-- WHAT IS NEEDED --
In the material below, please retype the lines from the very first through the one with "plt.rcParams['font.family'] = ['Liberation", exactly and without pictures.
※ ※ ※
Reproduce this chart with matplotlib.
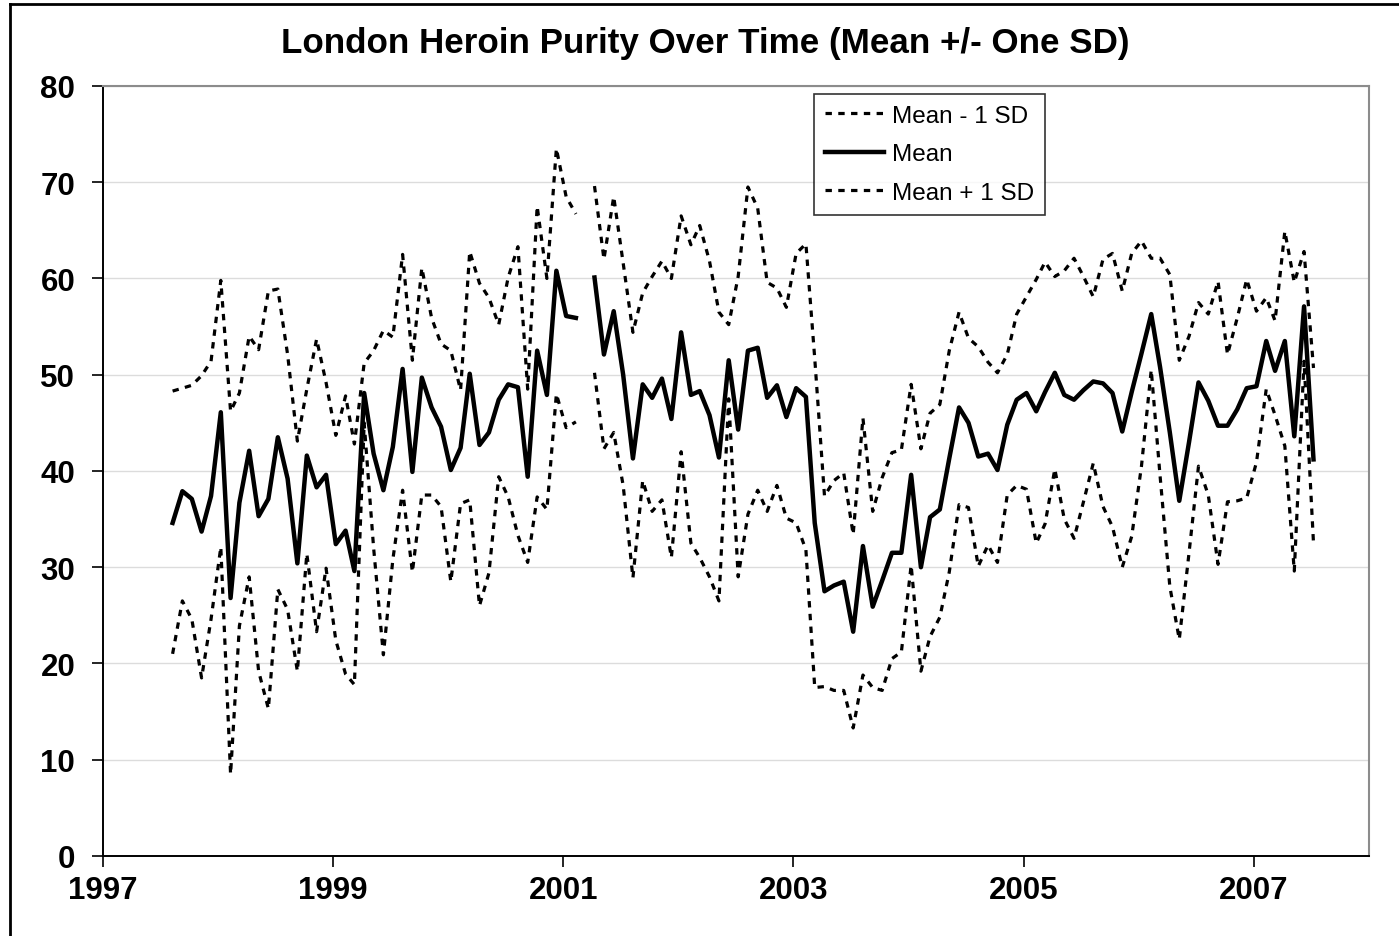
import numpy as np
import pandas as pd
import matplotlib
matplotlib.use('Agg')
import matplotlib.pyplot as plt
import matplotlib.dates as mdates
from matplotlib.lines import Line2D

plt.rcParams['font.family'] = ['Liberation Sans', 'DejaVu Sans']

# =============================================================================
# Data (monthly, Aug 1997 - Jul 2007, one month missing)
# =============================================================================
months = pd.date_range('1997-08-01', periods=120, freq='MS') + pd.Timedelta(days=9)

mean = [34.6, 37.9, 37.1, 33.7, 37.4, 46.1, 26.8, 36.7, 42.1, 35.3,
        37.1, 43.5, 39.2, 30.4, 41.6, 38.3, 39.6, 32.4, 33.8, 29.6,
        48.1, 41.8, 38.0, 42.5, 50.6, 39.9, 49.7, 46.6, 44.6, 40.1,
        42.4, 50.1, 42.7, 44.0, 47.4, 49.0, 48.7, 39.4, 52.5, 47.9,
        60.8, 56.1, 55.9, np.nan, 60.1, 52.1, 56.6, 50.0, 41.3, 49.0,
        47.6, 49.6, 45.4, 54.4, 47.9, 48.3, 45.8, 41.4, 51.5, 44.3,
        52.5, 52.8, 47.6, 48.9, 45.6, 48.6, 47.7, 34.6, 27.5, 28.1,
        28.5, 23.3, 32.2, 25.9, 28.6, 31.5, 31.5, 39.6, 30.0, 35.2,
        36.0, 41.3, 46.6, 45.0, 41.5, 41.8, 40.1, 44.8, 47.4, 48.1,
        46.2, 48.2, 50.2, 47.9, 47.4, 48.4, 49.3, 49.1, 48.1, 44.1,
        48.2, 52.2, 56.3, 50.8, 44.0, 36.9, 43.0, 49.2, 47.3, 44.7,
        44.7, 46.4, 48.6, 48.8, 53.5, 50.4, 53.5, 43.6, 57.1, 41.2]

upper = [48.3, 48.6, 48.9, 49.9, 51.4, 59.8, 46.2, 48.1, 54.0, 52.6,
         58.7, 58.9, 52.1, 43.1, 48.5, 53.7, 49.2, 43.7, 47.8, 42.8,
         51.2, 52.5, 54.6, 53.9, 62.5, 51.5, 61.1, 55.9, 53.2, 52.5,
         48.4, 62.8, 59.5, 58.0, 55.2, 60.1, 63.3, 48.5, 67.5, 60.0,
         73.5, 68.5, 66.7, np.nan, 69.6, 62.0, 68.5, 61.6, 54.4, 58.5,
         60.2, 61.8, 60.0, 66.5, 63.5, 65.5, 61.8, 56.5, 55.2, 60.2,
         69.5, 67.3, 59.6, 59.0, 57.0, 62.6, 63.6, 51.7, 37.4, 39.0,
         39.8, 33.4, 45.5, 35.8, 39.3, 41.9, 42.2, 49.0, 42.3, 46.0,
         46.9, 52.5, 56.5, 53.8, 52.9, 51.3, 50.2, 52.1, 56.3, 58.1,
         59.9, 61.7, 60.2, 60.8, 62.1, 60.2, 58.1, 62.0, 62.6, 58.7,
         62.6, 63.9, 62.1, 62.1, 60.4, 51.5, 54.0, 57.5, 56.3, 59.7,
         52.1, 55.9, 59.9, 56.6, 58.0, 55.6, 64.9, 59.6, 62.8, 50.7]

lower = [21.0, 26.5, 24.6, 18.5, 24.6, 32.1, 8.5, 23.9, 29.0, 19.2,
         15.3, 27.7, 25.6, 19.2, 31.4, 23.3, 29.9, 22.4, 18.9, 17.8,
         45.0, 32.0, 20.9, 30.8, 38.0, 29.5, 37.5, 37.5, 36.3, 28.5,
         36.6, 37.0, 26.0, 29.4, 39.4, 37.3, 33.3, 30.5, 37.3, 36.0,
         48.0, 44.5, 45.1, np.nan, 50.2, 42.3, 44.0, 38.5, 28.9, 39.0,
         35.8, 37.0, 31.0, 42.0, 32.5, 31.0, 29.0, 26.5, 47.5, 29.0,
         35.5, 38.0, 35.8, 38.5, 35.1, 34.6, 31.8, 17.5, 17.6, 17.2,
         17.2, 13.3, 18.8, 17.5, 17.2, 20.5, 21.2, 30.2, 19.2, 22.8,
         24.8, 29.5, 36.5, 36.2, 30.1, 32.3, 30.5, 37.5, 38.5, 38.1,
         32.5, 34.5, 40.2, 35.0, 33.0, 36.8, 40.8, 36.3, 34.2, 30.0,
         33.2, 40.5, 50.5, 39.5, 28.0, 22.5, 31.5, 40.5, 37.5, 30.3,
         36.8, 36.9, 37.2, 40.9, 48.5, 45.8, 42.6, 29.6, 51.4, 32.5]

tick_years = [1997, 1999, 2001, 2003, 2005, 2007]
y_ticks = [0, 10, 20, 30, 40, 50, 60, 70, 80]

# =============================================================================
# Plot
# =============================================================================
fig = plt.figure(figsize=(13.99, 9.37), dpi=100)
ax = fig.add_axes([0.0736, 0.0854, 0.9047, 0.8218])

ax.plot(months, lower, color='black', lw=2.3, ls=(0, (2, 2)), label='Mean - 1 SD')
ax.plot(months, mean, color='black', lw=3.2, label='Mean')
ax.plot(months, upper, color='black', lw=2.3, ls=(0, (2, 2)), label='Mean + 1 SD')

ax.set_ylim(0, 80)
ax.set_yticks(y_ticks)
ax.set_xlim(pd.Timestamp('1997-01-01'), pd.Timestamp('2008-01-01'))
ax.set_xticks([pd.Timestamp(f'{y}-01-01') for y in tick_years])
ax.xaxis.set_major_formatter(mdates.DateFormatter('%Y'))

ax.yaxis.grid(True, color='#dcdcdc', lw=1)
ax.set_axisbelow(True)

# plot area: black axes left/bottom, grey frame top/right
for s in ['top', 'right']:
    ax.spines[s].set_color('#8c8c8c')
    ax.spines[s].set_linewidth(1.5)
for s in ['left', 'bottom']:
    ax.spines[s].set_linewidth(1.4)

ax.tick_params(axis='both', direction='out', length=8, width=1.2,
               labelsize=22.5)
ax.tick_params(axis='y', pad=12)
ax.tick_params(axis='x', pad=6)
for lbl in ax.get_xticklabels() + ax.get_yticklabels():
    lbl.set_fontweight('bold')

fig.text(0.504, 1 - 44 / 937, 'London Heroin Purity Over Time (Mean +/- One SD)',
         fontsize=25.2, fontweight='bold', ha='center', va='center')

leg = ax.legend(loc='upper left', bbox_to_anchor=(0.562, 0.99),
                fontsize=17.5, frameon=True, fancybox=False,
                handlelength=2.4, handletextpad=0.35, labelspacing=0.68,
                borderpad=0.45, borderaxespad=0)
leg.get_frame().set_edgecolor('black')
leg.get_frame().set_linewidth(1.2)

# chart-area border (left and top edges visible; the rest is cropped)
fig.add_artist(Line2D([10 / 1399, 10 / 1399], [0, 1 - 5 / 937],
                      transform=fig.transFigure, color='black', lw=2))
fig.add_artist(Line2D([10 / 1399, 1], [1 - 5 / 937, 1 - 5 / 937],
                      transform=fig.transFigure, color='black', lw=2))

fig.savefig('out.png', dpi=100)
※ ※ ※
-- SOLUTION FOR THIS PROBLEM --
Reproduce this chart with matplotlib.
import numpy as np
import pandas as pd
import matplotlib
matplotlib.use('Agg')
import matplotlib.pyplot as plt
import matplotlib.dates as mdates
from matplotlib.lines import Line2D

plt.rcParams['font.family'] = ['Liberation Sans', 'DejaVu Sans']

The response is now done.